Fig. 1. The concept of allosteric reaction control and its implementation.

a A substrate reaction is accelerated allosterically if it is coupled to a remote receptor site such that binding of another molecule (effector) to this site suitably strains the substrate (in this example by imposing a compressive load, represented by a pair of square arrows, on the substrate that contracts during the reaction). This strain comes at the expense of reduced affinity of the effector for the receptor. b, c Here, allosteric acceleration of E-stiff stilbene isomerization (red) by binding of PtCl₂ moiety to a bidentate phosphine receptor (blue) is demonstrated using a series of strained macrocycles, E(m,n).
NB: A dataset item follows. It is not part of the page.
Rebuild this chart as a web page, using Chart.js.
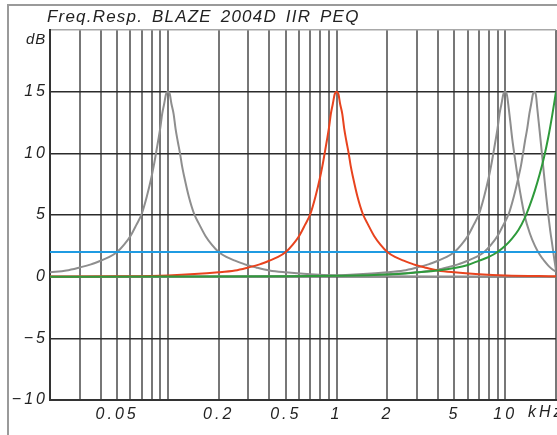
<!DOCTYPE html>
<html>
<head>
<meta charset="utf-8">
<script src="https://cdn.jsdelivr.net/npm/chart.js@4/dist/chart.umd.min.js"></script>
<style>
  html, body { margin: 0; padding: 0; background: #fff; }
  #wrap { position: relative; width: 557px; height: 435px; overflow: hidden; }
  #frame { position: absolute; left: 7px; top: 4px; width: 700px; height: 600px;
           border-top: 2px solid #9a9a9a; border-left: 2px solid #9a9a9a; }
  canvas { position: absolute; left: 0; top: 0; }
  .txt { position: absolute; font-family: 'Liberation Sans', Arial, sans-serif; font-style: italic;
         color: #222; white-space: nowrap; }
  #title { left: 47px; top: 8px; font-size: 17px; line-height: 17px; letter-spacing: 1.2px; word-spacing: 3px; }
  #dB { left: 26px; top: 31px; font-size: 15px; line-height: 15px; letter-spacing: 1px; }
  #kHz { left: 528px; top: 404px; font-size: 16px; line-height: 16px; letter-spacing: 3px; }
</style>
</head>
<body>
<div id="wrap">
  <div id="frame"></div>
  <canvas id="c" width="557" height="435"></canvas>
  <div class="txt" id="title">Freq.Resp. BLAZE 2004D IIR PEQ</div>
  <div class="txt" id="dB">dB</div>
  <div class="txt" id="kHz">kHz</div>
</div>
<script>
// ---- axis ticks ----
const xGridTicks = [0.02,0.03,0.04,0.05,0.06,0.07,0.08,0.09,0.1,0.2,0.3,0.4,0.5,0.6,0.7,0.8,0.9,1,2,3,4,5,6,7,8,9,10,20];
const xLabelValues = [0.05, 0.2, 0.5, 1, 2, 5, 10];
const xLabelTexts = ['0.05', '0.2', '0.5', '1', '2', '5', '10'];
const yMin = -10, yMax = 20, yStep = 5;

// ---- series (frequency in kHz, gain in dB) ----
const gray1Freq = [0.02,0.025,0.03,0.035,0.04,0.045,0.05,0.055,0.06,0.065,0.07,0.075,0.08,0.0825,0.085,0.0875,0.09,0.0925,0.095,0.0975,0.1,0.1026,0.105,0.1081,0.111,0.1143,0.118,0.1212,0.125,0.133,0.143,0.154,0.167,0.182,0.2,0.222,0.25,0.286,0.333,0.4,0.5,0.7,1,2,5,20];
const gray1Gain = [0.35,0.5,0.75,1.0,1.3,1.6,2.0,2.6,3.3,4.2,5.1,6.5,8.1,9.0,10.0,11.0,12.0,13.2,14.0,14.8,15,14.8,14.0,13.2,12.0,11.0,10.0,9.0,8.1,6.5,5.1,4.2,3.3,2.6,2.0,1.6,1.3,1.0,0.75,0.5,0.35,0.2,0.1,0.03,0.01,0];

const redFreq = [0.02,0.05,0.1,0.2,0.25,0.3,0.35,0.4,0.45,0.5,0.55,0.6,0.65,0.7,0.75,0.8,0.825,0.85,0.875,0.9,0.925,0.95,0.975,1,1.026,1.05,1.081,1.11,1.143,1.18,1.212,1.25,1.33,1.43,1.54,1.67,1.82,2,2.22,2.5,2.86,3.33,4,5,7,10,20];
const redGain = [0.01,0.03,0.1,0.35,0.5,0.75,1.0,1.3,1.6,2.0,2.6,3.3,4.2,5.1,6.5,8.1,9.0,10.0,11.0,12.0,13.2,14.0,14.8,15,14.8,14.0,13.2,12.0,11.0,10.0,9.0,8.1,6.5,5.1,4.2,3.3,2.6,2.0,1.6,1.3,1.0,0.75,0.5,0.35,0.2,0.1,0.03];

const gray2Freq = [0.02,0.2,0.5,1,2,2.5,3,3.5,4,4.5,5,5.5,6,6.5,7,7.5,8,8.25,8.5,8.75,9,9.25,9.5,9.75,10,10.25,10.5,10.75,11,11.5,12,12.5,13,14,15,16,17,18,19,20];
const gray2Gain = [0,0.01,0.03,0.1,0.35,0.5,0.75,1.0,1.3,1.6,2.0,2.6,3.3,4.2,5.1,6.5,8.1,9.0,10.0,11.0,12.0,13.2,14.0,14.8,15,14.7,13.6,12.4,11.2,9.3,7.6,6.2,5.0,3.5,2.5,1.8,1.3,0.9,0.6,0.4];

const gray3Freq = [0.02,0.3,0.75,1.5,3,3.75,4.5,5.25,6,6.75,7.5,8.25,9,9.75,10.5,11.25,12,12.4,12.75,13.1,13.5,13.9,14.25,14.6,15,15.25,15.5,16,16.5,17,17.5,18,18.5,19,19.5,20];
const gray3Gain = [0,0.01,0.03,0.1,0.35,0.5,0.75,1.0,1.3,1.6,2.0,2.6,3.3,4.2,5.1,6.5,8.1,9.0,10.0,11.0,12.0,13.2,14.0,14.8,15,14.6,13.6,11.8,10.0,8.2,6.5,5.0,3.7,2.6,1.5,0.5];

const greenFreq = [0.02,0.1,0.5,1,2,3,4,5,6,7,8,9,10,11,12,13,14,15,16,17,18,19,20];
const greenGain = [0,0.01,0.03,0.07,0.18,0.35,0.5,0.7,0.95,1.3,1.6,2.0,2.5,3.1,3.8,4.7,5.8,7.0,8.3,9.7,11.3,13.1,15];

const blueFreq = [0.02, 20];
const blueGain = [2, 2];

const pts = (fs, gs) => fs.map((f, i) => ({ x: f, y: gs[i] }));
const GRAY = '#8e8e8e', RED = '#e8431e', GREEN = '#2e9a3b', BLUE = '#1f9be2';

function ds(fs, gs, color, order) {
  return { data: pts(fs, gs), borderColor: color, borderWidth: 2, pointRadius: 0,
           cubicInterpolationMode: 'monotone', fill: false, order: order };
}

const letterSpacingPlugin = {
  id: 'ls',
  beforeDraw(chart) { chart.ctx.letterSpacing = '3px'; }
};

new Chart(document.getElementById('c'), {
  type: 'line',
  data: {
    datasets: [
      ds(gray1Freq, gray1Gain, GRAY, 5),
      ds(gray2Freq, gray2Gain, GRAY, 5),
      ds(gray3Freq, gray3Gain, GRAY, 5),
      ds(blueFreq, blueGain, BLUE, 3),
      ds(redFreq, redGain, RED, 2),
      ds(greenFreq, greenGain, GREEN, 1)
    ]
  },
  options: {
    responsive: false,
    animation: false,
    devicePixelRatio: 1,
    layout: { padding: { left: 0, right: 1, top: 30, bottom: 0 } },
    plugins: { legend: { display: false }, tooltip: { enabled: false }, title: { display: false } },
    scales: {
      x: {
        type: 'logarithmic',
        min: 0.02, max: 20,
        afterBuildTicks(scale) { scale.ticks = xGridTicks.map(v => ({ value: v })); },
        afterFit(scale) { scale.height = 35; scale.paddingRight = 0; scale.paddingLeft = 0; },
        grid: { color: (ctx) => (ctx.index === 0 ? '#333' : '#777'), lineWidth: 2, drawTicks: false },
        border: { display: true, color: '#333', width: 2 },
        ticks: {
          autoSkip: false, maxRotation: 0, minRotation: 0, padding: 5, color: '#222',
          font: { family: 'Liberation Sans', size: 16, style: 'italic' },
          callback(value) {
            for (let i = 0; i < xLabelValues.length; i++) {
              if (Math.abs(value - xLabelValues[i]) < 1e-9) return xLabelTexts[i];
            }
            return '';
          }
        }
      },
      y: {
        type: 'linear', min: yMin, max: yMax,
        afterFit(scale) { scale.width = 50; scale.paddingTop = 0; scale.paddingBottom = 0; },
        grid: { color: (ctx) => (ctx.tick && ctx.tick.value === yMax ? '#a8a8a8' : '#2b2b2b'), lineWidth: 1.5, drawTicks: false },
        border: { display: true, color: '#333', width: 2 },
        ticks: {
          stepSize: yStep, padding: 2, color: '#222',
          font: { family: 'Liberation Sans', size: 16, style: 'italic' },
          callback(value) {
            if (value === yMax) return '';
            return value < 0 ? '\u2212' + (-value) : String(value);
          }
        }
      }
    }
  },
  plugins: [letterSpacingPlugin]
});
</script>
</body>
</html>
These are synthesized by photoisomerization of strain-free Z(m,n) analogs (b); the two diastereomers of Z macrocycles are in rapid equilibrium and only the S configuration of the stiff stilbene is shown; conversely, epimerization of E-stiff stilbene in macrocycles is negligibly slow. Photoisomerization of Z(3,3) yields a separable mixture of (S,S)-E(3,3) and (S,R)-E(3,3) diastereomers which differ in the configuration of E-stiff stilbene; (S,R)-E(2,3) and (S,R)-E(2,2) are formed as single diastereomers. In the presence of a source of the effector (nbd = norbornadiene), rapid coordination of PtCl₂ to the phosphine on the opposite side of E-stiff stilbene accelerate its thermal isomerization of the Z isomer (c), as illustrated on the example of the S,S-diastereomer.